Ich persönlich mag die Geschichten sehr gern und habe da auch mit jedem neuen Lesen mehr Spaß dran. Aber James' Stil ist nicht besonders mitreißend und spektakulär. Auch mit Konflikten und Bedrohungen ist er teilweise sehr sparsam, manchmal besteht die Haupt"gefahr" des Spuks darin, das geordnete Leben von weltfremden Professoren zu stören. Und bei James' vielen Geschichten gibt natürlich auch einige halbgelungene, obskure, einfallslose Exemplare, die man nicht unbedingt gelesen haben muss. Andererseits ist James extrem gut darin, die Spannung einer Geschichte mit immer neuen kleinen Details und Ereignissen zu halten, wenn man sich auf das Tempo einlassen kann. In Sachen Stimmung und Atmosphäre kann man sich da durchaus eine Scheibe von abschneiden.

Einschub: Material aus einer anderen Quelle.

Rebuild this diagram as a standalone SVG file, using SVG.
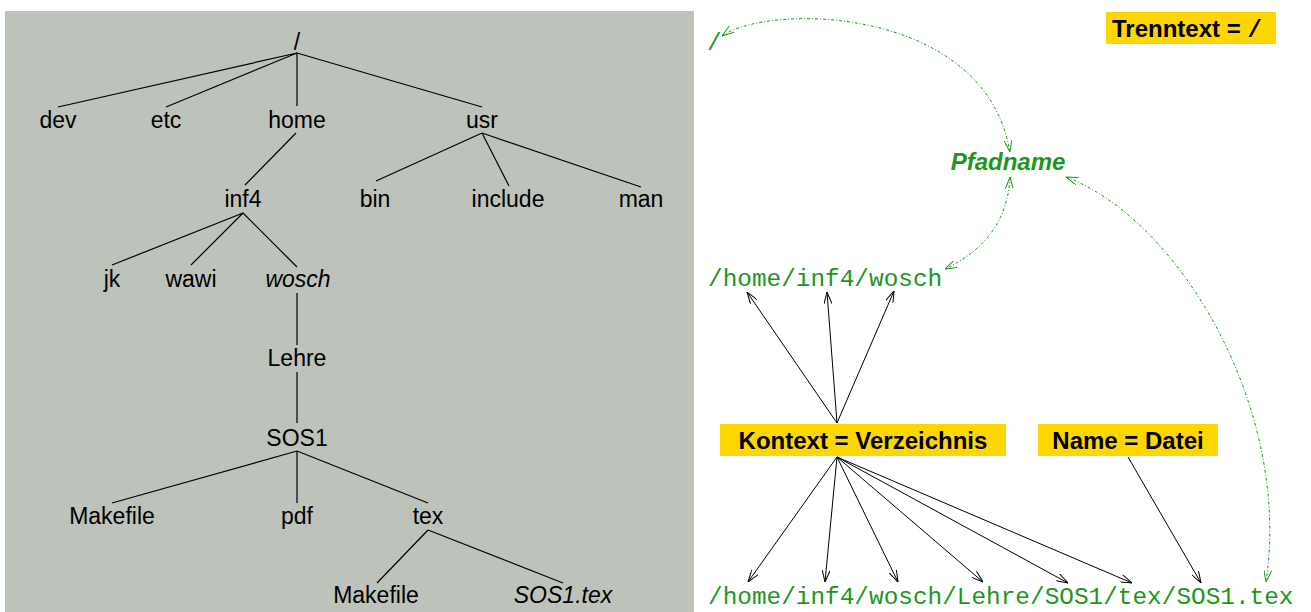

Klassische Geschichten von James sind z.B. "Casting the Runes", "Count Magnus", "Oh, Whistle, and I'll Come to You, My Lad", "The Mezzotint". Die verschaffen auf jeden Fall einen guten Eindruck und wer mit denen nicht klarkommt, braucht gar nicht weiter zu lesen, groß etwas anderes kommt da nicht mehr.